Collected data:
================================
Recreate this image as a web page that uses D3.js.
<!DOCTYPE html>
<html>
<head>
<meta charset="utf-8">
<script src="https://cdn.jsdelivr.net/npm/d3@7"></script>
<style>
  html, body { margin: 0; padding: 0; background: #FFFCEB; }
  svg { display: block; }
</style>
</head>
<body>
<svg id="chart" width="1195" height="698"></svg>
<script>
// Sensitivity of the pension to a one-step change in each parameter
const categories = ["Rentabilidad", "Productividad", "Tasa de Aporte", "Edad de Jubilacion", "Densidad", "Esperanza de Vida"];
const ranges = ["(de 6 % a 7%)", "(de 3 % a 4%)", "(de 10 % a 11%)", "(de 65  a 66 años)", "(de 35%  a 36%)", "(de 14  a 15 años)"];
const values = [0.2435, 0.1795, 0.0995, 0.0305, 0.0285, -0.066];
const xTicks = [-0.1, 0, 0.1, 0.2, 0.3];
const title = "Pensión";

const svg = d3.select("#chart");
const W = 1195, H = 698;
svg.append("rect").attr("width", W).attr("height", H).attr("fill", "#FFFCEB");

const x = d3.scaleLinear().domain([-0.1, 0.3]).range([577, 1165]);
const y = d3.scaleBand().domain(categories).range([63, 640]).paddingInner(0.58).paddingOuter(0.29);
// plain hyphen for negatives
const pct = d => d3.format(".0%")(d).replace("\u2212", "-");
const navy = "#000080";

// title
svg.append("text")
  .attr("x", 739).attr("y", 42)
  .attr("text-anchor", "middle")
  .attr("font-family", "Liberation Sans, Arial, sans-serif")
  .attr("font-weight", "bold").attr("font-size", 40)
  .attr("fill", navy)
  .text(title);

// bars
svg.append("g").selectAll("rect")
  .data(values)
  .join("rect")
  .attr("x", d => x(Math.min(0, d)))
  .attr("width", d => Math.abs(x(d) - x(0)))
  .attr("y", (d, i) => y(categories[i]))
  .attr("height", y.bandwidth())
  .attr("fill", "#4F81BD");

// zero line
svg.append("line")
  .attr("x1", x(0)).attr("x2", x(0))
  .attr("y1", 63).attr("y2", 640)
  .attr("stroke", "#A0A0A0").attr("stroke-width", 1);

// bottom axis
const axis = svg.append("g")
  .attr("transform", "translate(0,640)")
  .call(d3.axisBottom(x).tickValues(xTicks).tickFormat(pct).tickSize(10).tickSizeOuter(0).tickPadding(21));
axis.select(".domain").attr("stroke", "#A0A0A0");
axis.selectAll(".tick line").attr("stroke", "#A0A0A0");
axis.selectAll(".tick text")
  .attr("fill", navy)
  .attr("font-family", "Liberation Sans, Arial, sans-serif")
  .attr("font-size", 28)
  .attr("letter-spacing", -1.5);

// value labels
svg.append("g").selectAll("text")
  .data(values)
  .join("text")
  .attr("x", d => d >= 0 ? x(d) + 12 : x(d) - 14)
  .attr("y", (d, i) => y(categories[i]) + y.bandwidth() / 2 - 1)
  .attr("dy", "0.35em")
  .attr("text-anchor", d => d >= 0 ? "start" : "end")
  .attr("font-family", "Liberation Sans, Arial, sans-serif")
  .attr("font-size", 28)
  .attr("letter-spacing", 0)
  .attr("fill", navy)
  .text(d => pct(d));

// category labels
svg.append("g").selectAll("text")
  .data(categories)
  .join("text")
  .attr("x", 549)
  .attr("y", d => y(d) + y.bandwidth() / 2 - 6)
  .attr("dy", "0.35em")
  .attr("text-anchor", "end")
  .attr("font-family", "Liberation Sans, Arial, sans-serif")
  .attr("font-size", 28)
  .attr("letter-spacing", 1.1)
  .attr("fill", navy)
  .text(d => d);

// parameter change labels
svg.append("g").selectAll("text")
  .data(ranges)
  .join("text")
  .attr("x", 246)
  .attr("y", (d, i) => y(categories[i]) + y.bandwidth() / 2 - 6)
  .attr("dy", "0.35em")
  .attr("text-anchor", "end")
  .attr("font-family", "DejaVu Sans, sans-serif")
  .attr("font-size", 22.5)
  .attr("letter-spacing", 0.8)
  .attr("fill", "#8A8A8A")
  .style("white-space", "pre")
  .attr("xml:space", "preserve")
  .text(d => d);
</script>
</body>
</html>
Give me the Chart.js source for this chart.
================================
From the listing above, copy every line that holds the string "this".

RESULT:
Recreate this image as a web page that uses D3.js.
Give me the Chart.js source for this chart.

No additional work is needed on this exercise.